Every endowment is an integral piece of the philanthropic resources of the College of Law. And each donor is making a difference in the lives of others today, and for generations to come.
Thomas J. Freeman Society (Estate Plans)
The Thomas J. Freeman Society, named for UT College of Law’s first dean, recognizes and honors individuals and families who, through their estate plans, have established a planned gift of any size benefiting UT College of Law. These future gifts can take many forms, such as a bequest through a will or personal trust or one of several charitable life-income plans
In 1890, the University of Tennessee College of Law opened its doors to the first class of law students in Knoxville. That class had only three students and one faculty member, but from those humble beginnings an institution known for excellent legal education through the focused combination of doctrinal coursework and practical experience has flourished.
The College of Law relies on the continued support of donors each year who give to the College Fund for Law and other areas of the school. The dedication and generosity of these donors enables the College of Law to make bold progress in legal education.
Alumni and friends gifting $2,500 or more during the previous calendar year to the College Fund will be members of this group of esteemed supporters. Updates to this society are made near the beginning of each year. In an effort to continue the college’s legacy of excellence, alumni and friends are encouraged to make a gift like this each and every year. We hope everyone will consider making a yearly commitment to be part of this inner circle.
RBJ Campbelle, Jr. and Maude Rieseden Hughett Societies
RBJ Campbelle, Jr. (1956) was the first African-American graduate of UT Law and helped establish the college’s foundation as a diverse and inclusive community. The RBJ Campbelle Jr. Society honors those who give between $1,000 and $2,499 to the College Fund for Law in a calendar year.

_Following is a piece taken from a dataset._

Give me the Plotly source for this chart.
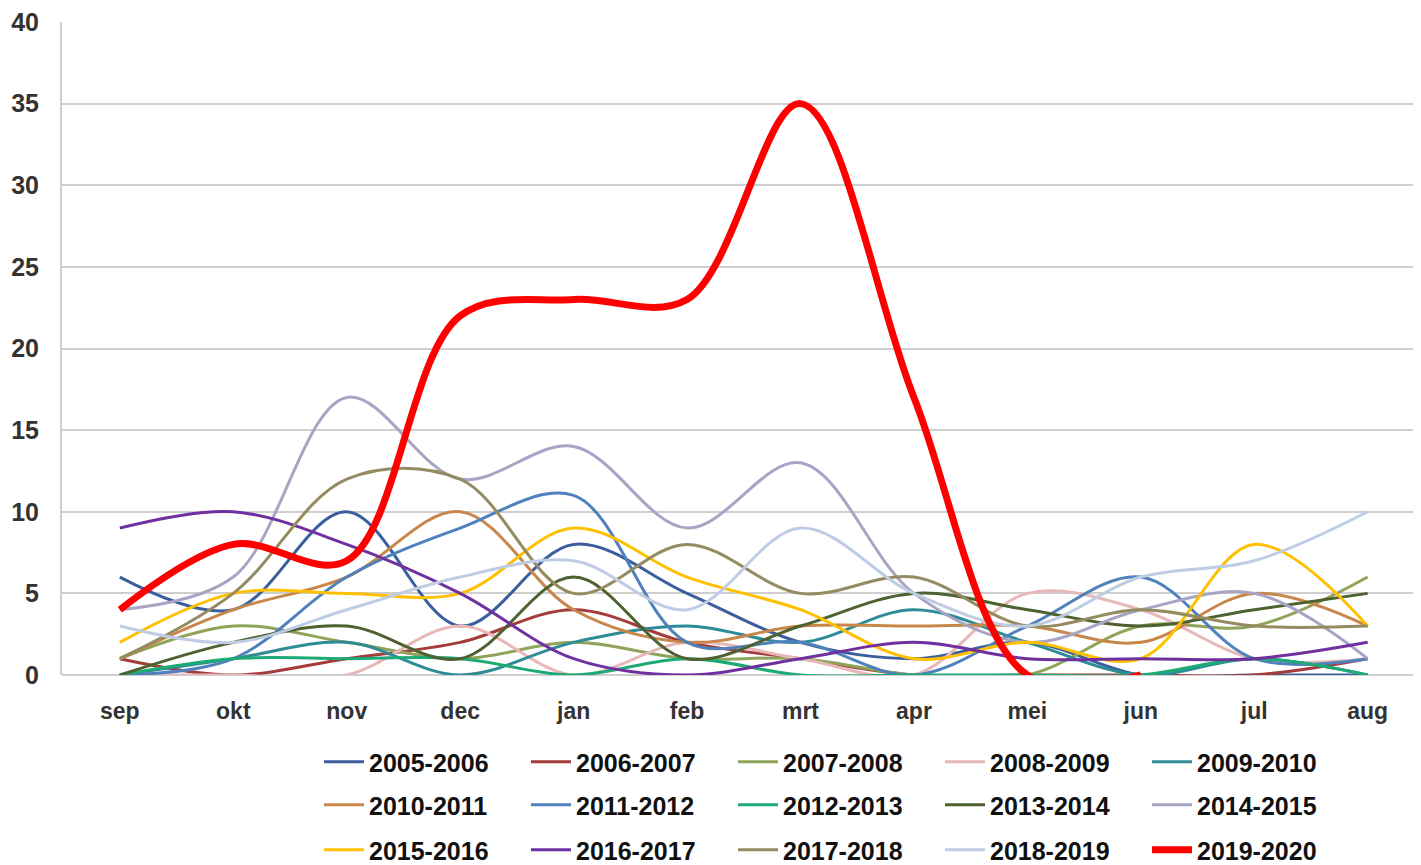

Maude Rieseden Hughett (1909) was another of UT Law’s trailblazers as the first female to graduate from the College of Law. The Maude Riseden Hughett Society honors those who give a minimum of $1,000 in a calendar year.
Alumni and friends who give $1,000 to $2,499 to the College Fund during the previous calendar year will be members of this group of supporters. Updates to this society are made near the beginning of each year.